Two members of the Otterbein community are working to raise the university's low diversity rate.
The higher tuition costs at private universities mean they are often less diverse than public universities, with the national average white student population at private universities being 60%.
Otterbein is 75% white, making the campus 15% less diverse than the national average.
Michelle Armour, the admission counselor in the Enrollment Management Division, has worked at Otterbein for nearly two years and knew something needed to change. When commenting on an Otterbein University Student Government (OUSG) Town Hall meeting she said, “some of the problems that the students were complaining about in that town hall really made me sad because it reminded me of things I went through twenty years ago when I was in college.”
Last year, Armour started a diversity ambassador program, and seven students are currently involved. Armour and her students visit local schools and talk to students who have been accepted to Otterbein about their financial aid package and what life is like on campus.
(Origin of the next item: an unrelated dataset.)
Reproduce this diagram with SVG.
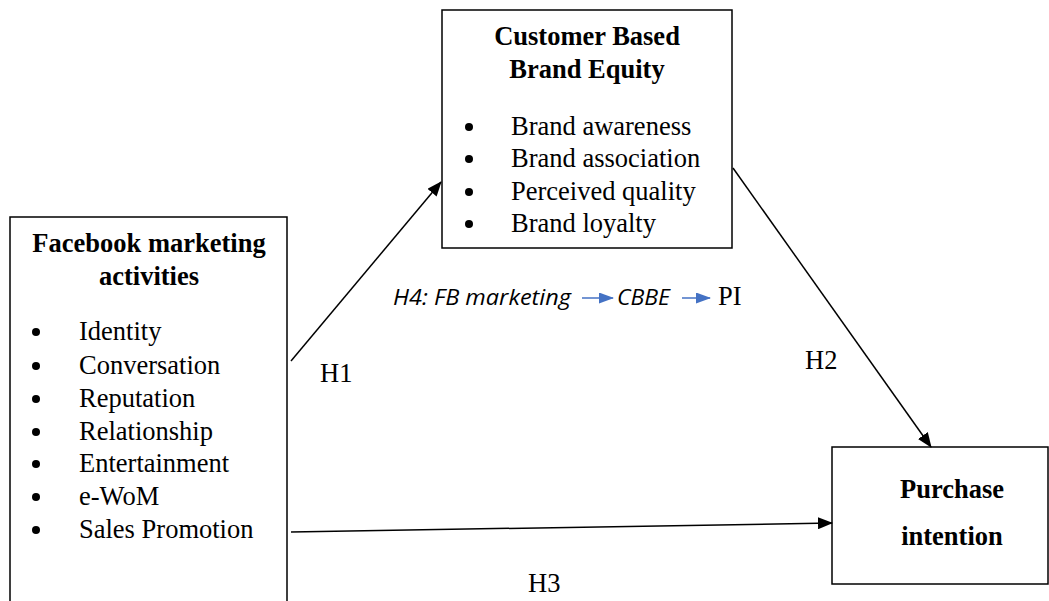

Armour said she started this new program “so that students can see there are students like them here, representation matters."
Frank Dobson Jr., director of the Office of Social Justice and Activism, focuses on how to create a sense of belonging for students of color after starting college.
Dobson’s said his primary goal is to develop student leaders of color and to create a dialogue between students so they can effectively communicate. “We have students from so many different backgrounds and ideally our students would learn from one another,” he said.
Though they have not been on campus long, Armour and Dobson have been able to strengthen community outreach to students of color and make the Otterbein campus a more hospitable environment.
“Hopefully, the university realizes the importance of having diverse voices on campus,” Armour said.